**SHORT EXERCISE**
Starting with the first line below, extract each line through the one that contains "from matplotlib.lines import Line2D", inclusive, excluding pictures.
**** GIVEN INFORMATION
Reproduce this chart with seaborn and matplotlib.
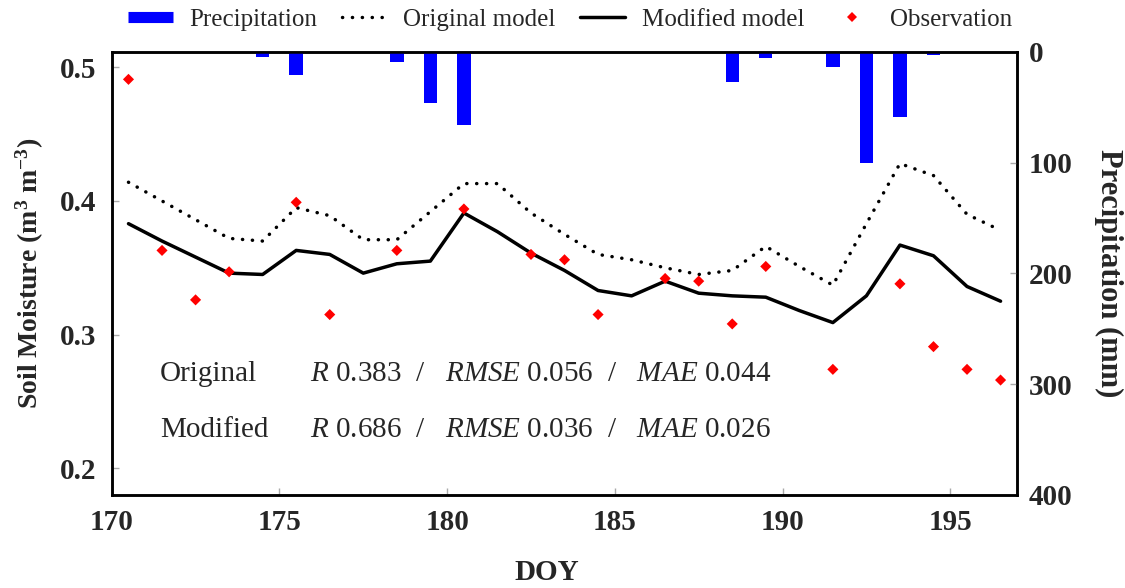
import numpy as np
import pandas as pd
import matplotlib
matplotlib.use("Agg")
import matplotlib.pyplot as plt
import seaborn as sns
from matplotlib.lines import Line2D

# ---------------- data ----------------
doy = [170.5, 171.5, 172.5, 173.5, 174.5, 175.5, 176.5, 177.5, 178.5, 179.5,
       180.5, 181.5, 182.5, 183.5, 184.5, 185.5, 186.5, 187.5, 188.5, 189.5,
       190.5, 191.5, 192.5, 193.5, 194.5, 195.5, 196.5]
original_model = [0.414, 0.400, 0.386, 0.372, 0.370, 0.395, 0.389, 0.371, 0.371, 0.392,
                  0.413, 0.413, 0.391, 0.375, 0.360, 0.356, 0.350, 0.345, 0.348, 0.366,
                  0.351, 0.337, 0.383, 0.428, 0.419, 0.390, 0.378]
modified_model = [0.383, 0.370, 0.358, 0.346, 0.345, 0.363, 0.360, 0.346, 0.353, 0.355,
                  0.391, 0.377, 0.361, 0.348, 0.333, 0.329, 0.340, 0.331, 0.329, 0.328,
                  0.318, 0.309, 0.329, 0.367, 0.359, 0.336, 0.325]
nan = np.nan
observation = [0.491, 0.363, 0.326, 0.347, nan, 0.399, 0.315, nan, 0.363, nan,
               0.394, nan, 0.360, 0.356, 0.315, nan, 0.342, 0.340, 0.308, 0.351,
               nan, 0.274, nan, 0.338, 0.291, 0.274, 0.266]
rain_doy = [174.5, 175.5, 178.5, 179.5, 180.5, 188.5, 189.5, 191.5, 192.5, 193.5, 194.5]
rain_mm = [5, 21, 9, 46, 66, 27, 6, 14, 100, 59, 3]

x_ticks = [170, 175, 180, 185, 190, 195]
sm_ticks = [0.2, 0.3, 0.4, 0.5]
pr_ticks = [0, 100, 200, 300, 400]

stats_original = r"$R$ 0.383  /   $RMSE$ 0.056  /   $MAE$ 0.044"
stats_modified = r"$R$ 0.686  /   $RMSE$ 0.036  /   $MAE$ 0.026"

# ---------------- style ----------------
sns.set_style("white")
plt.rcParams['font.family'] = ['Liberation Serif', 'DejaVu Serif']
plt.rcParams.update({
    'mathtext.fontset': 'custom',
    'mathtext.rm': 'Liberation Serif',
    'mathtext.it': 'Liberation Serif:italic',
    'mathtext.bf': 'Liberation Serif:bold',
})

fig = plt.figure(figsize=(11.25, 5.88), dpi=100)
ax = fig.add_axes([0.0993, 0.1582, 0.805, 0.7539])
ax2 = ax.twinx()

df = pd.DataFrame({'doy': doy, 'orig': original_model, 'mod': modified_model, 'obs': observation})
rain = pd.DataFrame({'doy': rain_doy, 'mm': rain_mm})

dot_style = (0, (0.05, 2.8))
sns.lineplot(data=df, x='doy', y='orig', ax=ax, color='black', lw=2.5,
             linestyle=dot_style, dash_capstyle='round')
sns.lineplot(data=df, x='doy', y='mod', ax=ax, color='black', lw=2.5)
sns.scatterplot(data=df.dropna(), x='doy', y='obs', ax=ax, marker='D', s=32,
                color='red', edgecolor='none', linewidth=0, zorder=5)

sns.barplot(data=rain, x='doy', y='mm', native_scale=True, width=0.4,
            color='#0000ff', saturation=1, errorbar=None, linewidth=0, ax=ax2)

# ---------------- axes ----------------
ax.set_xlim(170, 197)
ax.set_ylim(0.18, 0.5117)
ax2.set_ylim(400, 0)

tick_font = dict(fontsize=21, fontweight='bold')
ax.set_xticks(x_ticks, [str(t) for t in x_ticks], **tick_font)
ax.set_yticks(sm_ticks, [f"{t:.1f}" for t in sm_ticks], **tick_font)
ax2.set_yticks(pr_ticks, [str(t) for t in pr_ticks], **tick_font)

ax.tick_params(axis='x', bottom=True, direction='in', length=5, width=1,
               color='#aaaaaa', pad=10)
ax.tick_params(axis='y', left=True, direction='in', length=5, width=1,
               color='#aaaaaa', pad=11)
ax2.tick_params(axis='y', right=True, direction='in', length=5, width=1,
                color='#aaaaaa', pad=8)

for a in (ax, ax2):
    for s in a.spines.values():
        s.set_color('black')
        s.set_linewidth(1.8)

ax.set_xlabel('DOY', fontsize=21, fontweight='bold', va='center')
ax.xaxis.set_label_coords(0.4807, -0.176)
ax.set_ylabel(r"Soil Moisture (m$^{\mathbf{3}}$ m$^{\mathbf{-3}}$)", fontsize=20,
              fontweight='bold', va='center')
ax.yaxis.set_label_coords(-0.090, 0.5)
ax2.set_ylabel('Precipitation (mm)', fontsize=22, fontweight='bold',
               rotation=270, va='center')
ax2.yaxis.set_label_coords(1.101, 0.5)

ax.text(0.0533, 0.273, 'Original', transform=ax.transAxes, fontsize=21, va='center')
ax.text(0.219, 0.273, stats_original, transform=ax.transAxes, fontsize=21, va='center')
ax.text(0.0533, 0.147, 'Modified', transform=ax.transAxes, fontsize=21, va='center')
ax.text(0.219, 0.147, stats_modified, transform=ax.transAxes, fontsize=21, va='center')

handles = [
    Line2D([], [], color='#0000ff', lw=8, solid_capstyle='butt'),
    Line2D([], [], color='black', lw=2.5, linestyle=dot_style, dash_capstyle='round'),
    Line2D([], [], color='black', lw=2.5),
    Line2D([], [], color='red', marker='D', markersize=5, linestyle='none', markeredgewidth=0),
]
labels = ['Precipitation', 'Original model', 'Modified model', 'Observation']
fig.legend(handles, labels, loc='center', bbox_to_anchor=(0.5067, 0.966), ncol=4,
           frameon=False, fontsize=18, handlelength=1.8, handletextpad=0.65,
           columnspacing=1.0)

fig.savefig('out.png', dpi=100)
********
**FINISHED EXERCISE**
Reproduce this chart with seaborn and matplotlib.
import numpy as np
import pandas as pd
import matplotlib
matplotlib.use("Agg")
import matplotlib.pyplot as plt
import seaborn as sns
from matplotlib.lines import Line2D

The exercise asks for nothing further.